» **AIM OF THE TASK**: Write out the material exactly, leaving every picture behind.

» **SOURCE EXCERPT**:
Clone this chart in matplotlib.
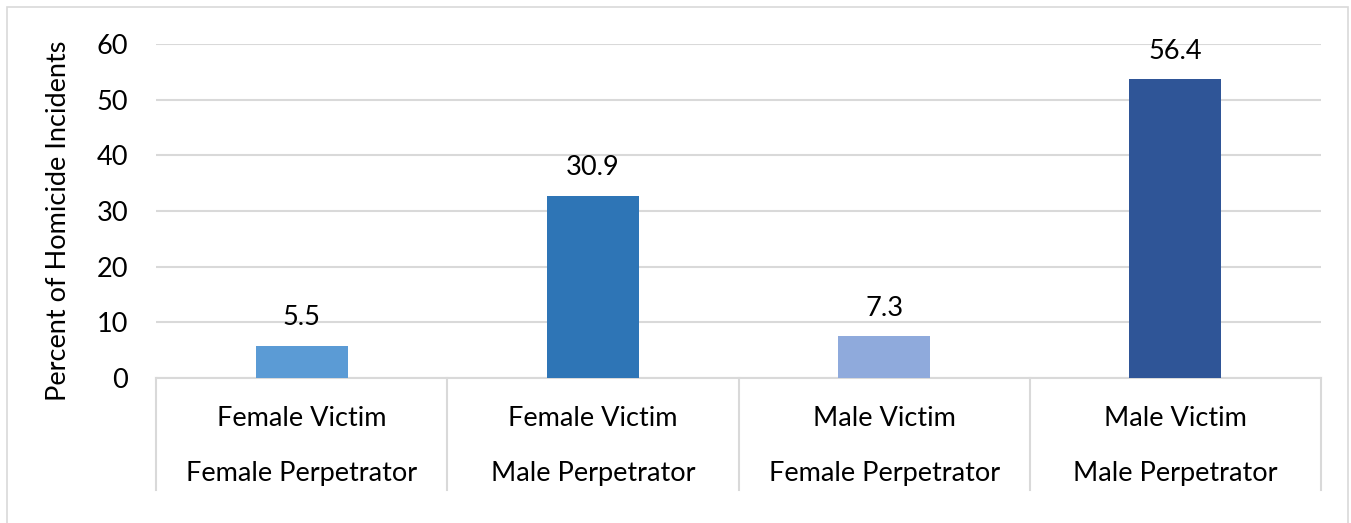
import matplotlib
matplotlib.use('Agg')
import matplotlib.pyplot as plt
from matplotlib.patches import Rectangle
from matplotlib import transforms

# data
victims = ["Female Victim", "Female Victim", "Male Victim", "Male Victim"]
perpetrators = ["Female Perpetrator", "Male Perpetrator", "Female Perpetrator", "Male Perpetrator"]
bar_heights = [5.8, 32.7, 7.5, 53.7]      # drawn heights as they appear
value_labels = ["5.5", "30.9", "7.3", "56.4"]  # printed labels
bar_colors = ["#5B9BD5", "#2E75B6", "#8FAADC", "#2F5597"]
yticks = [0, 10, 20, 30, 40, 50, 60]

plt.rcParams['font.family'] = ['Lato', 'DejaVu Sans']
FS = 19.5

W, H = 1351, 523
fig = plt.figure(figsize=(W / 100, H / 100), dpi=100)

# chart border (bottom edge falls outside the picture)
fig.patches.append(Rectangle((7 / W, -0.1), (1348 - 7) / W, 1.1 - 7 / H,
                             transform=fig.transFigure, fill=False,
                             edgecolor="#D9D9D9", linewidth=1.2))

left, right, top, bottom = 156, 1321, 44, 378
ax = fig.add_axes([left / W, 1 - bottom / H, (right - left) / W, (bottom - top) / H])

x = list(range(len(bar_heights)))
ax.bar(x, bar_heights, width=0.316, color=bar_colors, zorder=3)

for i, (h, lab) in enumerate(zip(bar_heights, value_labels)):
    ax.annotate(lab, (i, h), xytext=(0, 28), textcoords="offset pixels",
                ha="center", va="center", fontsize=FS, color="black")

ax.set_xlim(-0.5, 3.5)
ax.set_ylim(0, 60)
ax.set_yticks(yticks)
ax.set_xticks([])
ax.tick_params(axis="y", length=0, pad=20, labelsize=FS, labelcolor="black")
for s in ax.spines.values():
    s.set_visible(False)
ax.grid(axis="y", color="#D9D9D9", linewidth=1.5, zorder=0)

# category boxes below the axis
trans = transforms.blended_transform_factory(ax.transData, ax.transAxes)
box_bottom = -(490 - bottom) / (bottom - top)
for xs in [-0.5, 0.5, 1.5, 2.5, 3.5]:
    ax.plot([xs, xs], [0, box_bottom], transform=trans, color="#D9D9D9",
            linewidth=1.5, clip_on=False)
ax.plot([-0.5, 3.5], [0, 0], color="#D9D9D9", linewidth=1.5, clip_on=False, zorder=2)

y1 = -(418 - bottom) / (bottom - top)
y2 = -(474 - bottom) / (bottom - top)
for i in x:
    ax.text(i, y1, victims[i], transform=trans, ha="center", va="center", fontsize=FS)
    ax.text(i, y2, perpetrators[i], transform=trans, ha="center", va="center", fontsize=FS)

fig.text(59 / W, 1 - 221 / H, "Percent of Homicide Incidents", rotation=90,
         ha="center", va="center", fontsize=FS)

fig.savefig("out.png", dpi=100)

» **WRITTEN RESPONSE**:
Clone this chart in matplotlib.
import matplotlib
matplotlib.use('Agg')
import matplotlib.pyplot as plt
from matplotlib.patches import Rectangle
from matplotlib import transforms

# data
victims = ["Female Victim", "Female Victim", "Male Victim", "Male Victim"]
perpetrators = ["Female Perpetrator", "Male Perpetrator", "Female Perpetrator", "Male Perpetrator"]
bar_heights = [5.8, 32.7, 7.5, 53.7]      # drawn heights as they appear
value_labels = ["5.5", "30.9", "7.3", "56.4"]  # printed labels
bar_colors = ["#5B9BD5", "#2E75B6", "#8FAADC", "#2F5597"]
yticks = [0, 10, 20, 30, 40, 50, 60]

plt.rcParams['font.family'] = ['Lato', 'DejaVu Sans']
FS = 19.5

W, H = 1351, 523
fig = plt.figure(figsize=(W / 100, H / 100), dpi=100)

# chart border (bottom edge falls outside the picture)
fig.patches.append(Rectangle((7 / W, -0.1), (1348 - 7) / W, 1.1 - 7 / H,
                             transform=fig.transFigure, fill=False,
                             edgecolor="#D9D9D9", linewidth=1.2))

left, right, top, bottom = 156, 1321, 44, 378
ax = fig.add_axes([left / W, 1 - bottom / H, (right - left) / W, (bottom - top) / H])

x = list(range(len(bar_heights)))
ax.bar(x, bar_heights, width=0.316, color=bar_colors, zorder=3)

for i, (h, lab) in enumerate(zip(bar_heights, value_labels)):
    ax.annotate(lab, (i, h), xytext=(0, 28), textcoords="offset pixels",
                ha="center", va="center", fontsize=FS, color="black")

ax.set_xlim(-0.5, 3.5)
ax.set_ylim(0, 60)
ax.set_yticks(yticks)
ax.set_xticks([])
ax.tick_params(axis="y", length=0, pad=20, labelsize=FS, labelcolor="black")
for s in ax.spines.values():
    s.set_visible(False)
ax.grid(axis="y", color="#D9D9D9", linewidth=1.5, zorder=0)

# category boxes below the axis
trans = transforms.blended_transform_factory(ax.transData, ax.transAxes)
box_bottom = -(490 - bottom) / (bottom - top)
for xs in [-0.5, 0.5, 1.5, 2.5, 3.5]:
    ax.plot([xs, xs], [0, box_bottom], transform=trans, color="#D9D9D9",
            linewidth=1.5, clip_on=False)
ax.plot([-0.5, 3.5], [0, 0], color="#D9D9D9", linewidth=1.5, clip_on=False, zorder=2)

y1 = -(418 - bottom) / (bottom - top)
y2 = -(474 - bottom) / (bottom - top)
for i in x:
    ax.text(i, y1, victims[i], transform=trans, ha="center", va="center", fontsize=FS)
    ax.text(i, y2, perpetrators[i], transform=trans, ha="center", va="center", fontsize=FS)

fig.text(59 / W, 1 - 221 / H, "Percent of Homicide Incidents", rotation=90,
         ha="center", va="center", fontsize=FS)

fig.savefig("out.png", dpi=100)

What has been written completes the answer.